As well as being Secretary of this fine History Group, I am also Hon. Deputy Librarian of The Essex Society for Archaeology and History. One of my roles has been to sort and catalogue the archives with a view to placing most on permanent loan at the Essex Record Office. The archive includes two volumes of church photographs taken between c.1870-1910. As someone interested in church buildings this presented the perfect opportunity this summer to go on church bagging expeditions with my wife Elaine, taking comparative ‘Then and Now’ photographs. We have gone to places never visited: Little Horkesley which was completely destroyed in 1940; Ovington, very remote by its Hall; Shalford, with its Chantry tombs; North Benfleet, in the Basildon district where hundreds of Brent Geese were assembling by the water before leaving for winter.
‘Essex Churches: Then and Now’ is a talk in preparation to be given on behalf of the Society on Thursday 27 April 2017, 8pm, at the High Country History Group.
The collection includes photographs taken between c1870-1910 by two generations.

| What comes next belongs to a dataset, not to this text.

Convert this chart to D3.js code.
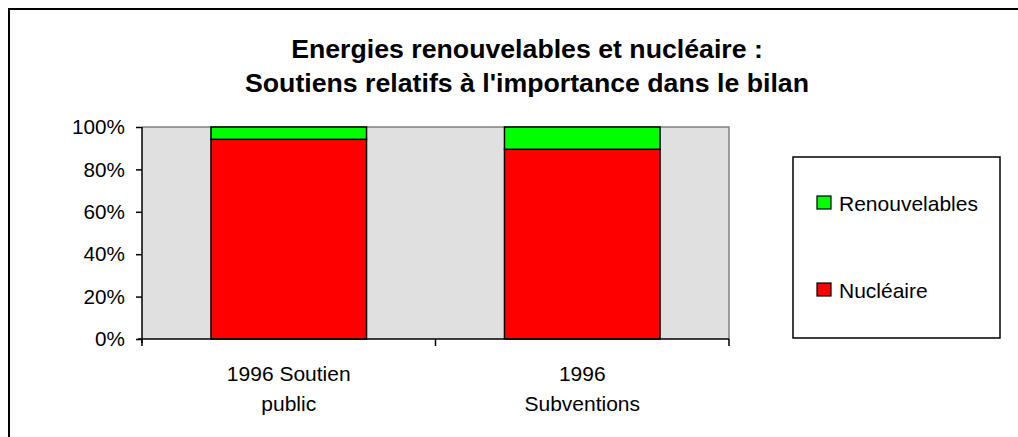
<!DOCTYPE html>
<html><head><meta charset="utf-8">
<script src="https://cdn.jsdelivr.net/npm/d3@7"></script>
<style>body{margin:0;background:#fff}svg{display:block;font-family:"Liberation Sans",Arial,sans-serif}</style>
</head><body><svg id="c" width="1018" height="437"></svg>
<script>
const titleLines = ["Energies renouvelables et nucléaire :", "Soutiens relatifs à l'importance dans le bilan"];
const categories = [["1996 Soutien", "public"], ["1996", "Subventions"]];
const seriesNames = ["Nucléaire", "Renouvelables"];
const nucleaire = [94.2, 89.5];
const renouvelables = [5.8, 10.5];
const yTicks = [0, 20, 40, 60, 80, 100];
const colors = {"Nucléaire": "#ff0000", "Renouvelables": "#00ff00"};

const svg = d3.select("#c");
svg.append("rect").attr("x", 9).attr("y", 9).attr("width", 1030).attr("height", 460)
  .attr("fill", "#fff").attr("stroke", "#000").attr("stroke-width", 2);

svg.append("g").attr("font-weight", "bold").attr("font-size", 26.7).attr("text-anchor", "middle")
  .selectAll("text").data(titleLines).join("text")
  .attr("x", 527).attr("y", (d, i) => 58 + i * 34).text(d => d);

const L = 142, R = 729, T = 127, B = 339;
const keys = categories.map(c => c.join(" "));
const x = d3.scaleBand().domain(keys).range([L, R]).paddingInner(0.47).paddingOuter(0.235);
const y = d3.scaleLinear().domain([0, 100]).range([B, T]);

svg.append("rect").attr("x", L).attr("y", T).attr("width", R - L).attr("height", B - T)
  .attr("fill", "#e0e0e0");
svg.append("path").attr("d", `M${L},${T}H${R}V${B}`).attr("fill", "none").attr("stroke", "#808080").attr("stroke-width", 1.5);

const rows = keys.map((k, i) => ({key: k, "Nucléaire": nucleaire[i], "Renouvelables": renouvelables[i]}));
const stack = d3.stack().keys(seriesNames)(rows);
svg.append("g").selectAll("g").data(stack).join("g").attr("fill", d => colors[d.key])
  .selectAll("rect").data(d => d).join("rect")
  .attr("x", d => x(d.data.key)).attr("width", x.bandwidth())
  .attr("y", d => y(d[1])).attr("height", d => y(d[0]) - y(d[1]))
  .attr("stroke", "#000").attr("stroke-width", 1.5);

const yAxis = svg.append("g").attr("transform", `translate(${L},0)`)
  .call(d3.axisLeft(y).tickValues(yTicks).tickFormat(d => d + "%").tickSize(6).tickPadding(11));
yAxis.select(".domain").attr("stroke-width", 1.5).attr("d", `M0,${T}V${B + 4}`);
yAxis.selectAll("line").attr("stroke-width", 1.5);
yAxis.selectAll("text").attr("font-size", 20.7).attr("font-family", '"Liberation Sans",Arial,sans-serif').attr("fill", "#000");

const step = x.step();
const xTickPos = [L, L + step, R];
const xAxis = svg.append("g");
xAxis.append("line").attr("x1", L - 4).attr("x2", R).attr("y1", B).attr("y2", B).attr("stroke", "#000").attr("stroke-width", 1.5);
xAxis.selectAll("line.t").data(xTickPos).join("line").attr("class", "t")
  .attr("x1", d => d).attr("x2", d => d).attr("y1", B).attr("y2", B + 7).attr("stroke", "#000").attr("stroke-width", 1.5);
xAxis.selectAll("text").data(categories).join("text")
  .attr("text-anchor", "middle").attr("font-size", 21)
  .attr("transform", (d, i) => `translate(${x(keys[i]) + x.bandwidth() / 2},0)`)
  .selectAll("tspan").data(d => d).join("tspan").attr("x", 0).attr("y", (d, j) => 381 + j * 30).text(d => d);

const lg = svg.append("g");
lg.append("rect").attr("x", 793).attr("y", 157).attr("width", 207).attr("height", 181)
  .attr("fill", "#fff").attr("stroke", "#000").attr("stroke-width", 1.5);
const legendItems = ["Renouvelables", "Nucléaire"];
const ly = d3.scalePoint().domain(legendItems).range([203, 290]);
const li = lg.selectAll("g.i").data(legendItems).join("g").attr("class", "i")
  .attr("transform", d => `translate(817,${ly(d)})`);
li.append("rect").attr("x", 0).attr("y", -7).attr("width", 14).attr("height", 13)
  .attr("fill", d => colors[d]).attr("stroke", "#000").attr("stroke-width", 1.2);
li.append("text").attr("x", 22).attr("y", 7.5).attr("font-size", 21).text(d => d);
</script></body></html>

Initially it was thought to have been compiled latterly by John Edward Knight Cutts (1847-1938), church architect, whose name and date is labelled against later photographs in the collection. According to The Buildings of England: Essex by Pevsner / Bettley (2007) J.E.K. Cutts was architect of the now demolished St Augustine’s Church, Lower Dovercourt, 1883-84, and the Arts Centre, formerly the Great Burstead Board School, in Billericay, 1877-78. All Saints, Dovercourt, restored 1897-98; St Paul Church, Elmstead Market, now a house, built 1908; and, St Mary, Little Oakley, now a house, restored 1895-1902 are all the work of J.E.K. & J.P. Cutts.
This was later discounted because there were a number of errors and omissions in pencil labelling which suggested the names were added against the photographs as an afterthought. The photograph labelled “Litt. Oakley?” is clearly not Little Oakley but Ugley. On the same page a corrected entry from Great to Little Oakley is in fact, from Internet images research, Great Oakley. There is therefore sufficient evidence to determine that the volumes did not belong to the Cutts family.
The various sizes of photographs, as well as the realisation that copies appear elsewhere (e.g. Probert has a number dated 1871, ERO A13366), suggests that the mystery compiler was not the photographer but acquired copies probably from perhaps other gentlemen.
“There is no need to stress the importance to the ecclesiologist of photographs and reliable drawings of churches before they were subjected to nineteenth-century reparation.” (Benton, TEAS n.s. xxiv). This is particularly true of this collection. All Saints Church, Hutton, for example, is photographed before and after the substantial rebuild of 1873 by G. E. Street.
Included overleaf are photographs of Stanford Rivers and Greensted.
The talk next spring will be supported by contemporary narrative: Suckling (1846), Buckler (1856), Chancellor (as published in the Transactions of the Essex Archaeological Society, and Essex Review), and manuscript notes by King (1856-93) and C. F. D. Sperling (1892-1927), all of which will be used in the forthcoming talk.